The 2nd Amendment and Our Advice and Consent

Lost last week amidst a new plan to get budget autonomy and Obama tanking in the debate was an interesting piece in the Washington Times about another challenge to the District’s gun laws. This case mainly focuses on the 2nd Amendment but citizens of the District shouldn’t lose sight of the fact that this case is also emblematic of our disenfranchisement. It’s a prime example of one branch of government clearly not deriving its power from the consent of the people. This case is about a law created by the District of Columbia with the goal of enhancing and preserving public safety yet the process that this case will follow through the court system will leave us completely shut out of the process.

As this case works its way through the federal court system it will be heard by federal judges that District citizens had no say in their appointment. Under the Home Rule Act there is a Judicial Nominations Commission where both our Delegate in Congress and other players have a say in recommending judges but it’s not the same as having two U.S. Senators.

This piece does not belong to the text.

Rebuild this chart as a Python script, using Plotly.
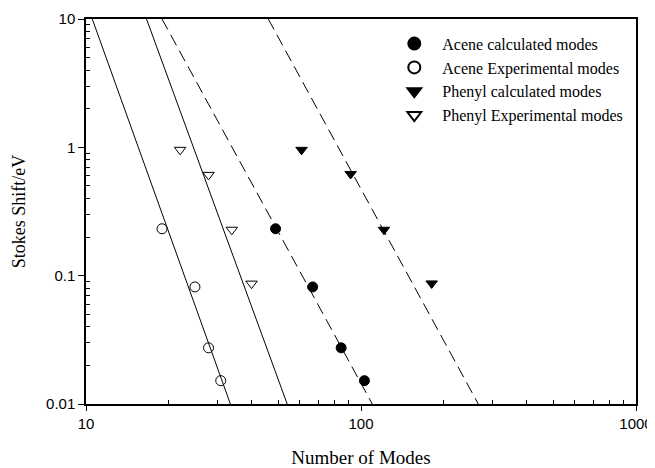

During high school I had the privilege of being an intern in Senator Paul Wellstone’s office and he often said that he was a bit lost in the Senate until Mike Epstein told him the two most important words a Senator needed to know: “I Object.” With those two words any US Senator can hold up the nomination of a judge or other presidential appointee. That is real power. That is the power and equality we should seek. That is the power that every state has whether it’s sparsely populated Wyoming or the heavily populated California. The US Senate is an attempt, albeit quite imperfect, at being a great equalizer among the states. So as this case weaves its way through the federal court system keep in mind that from the lower courts up to the Supreme Court we in the District will have had no ability to question the justice’s qualifications for their appointment.

While we often talk about “taxation without representation” we rarely go into details about what full and equal representation means. As it relates to the judicial branch of government we are completely neutered and shut off. Since the founding of the country there have been 112 Justices on the Supreme Court, none of which we’ve had a say in. The Federal District Court for the District of Columbia has had 85 judges all confirmed to oversee law and order in our city (with many federal cases) none of which have been confirmed with the advice and consent of two Senators elected by the people in the District of Columbia. And even worse, our own local courts are under the same federal control so that local judges are appointed by the President and confirmed by the Senate, not by the mayor and the Council.

As gun rights cases over the coming years make their way through local and federal courts remember that this is not just about the 2nd Amendment to the Constitution it’s also about the problem that Article I, Section 8 created. It’s about the third branch of government that has not derived its power from the consent of the people which is contrary to the very principles that inspired the Declaration of Independence and the drafting of the Constitution. It’s not just about ‘taxation without representation’ it’s about having a court system that derives its power from the advice and consent of the people it sits in judgment of.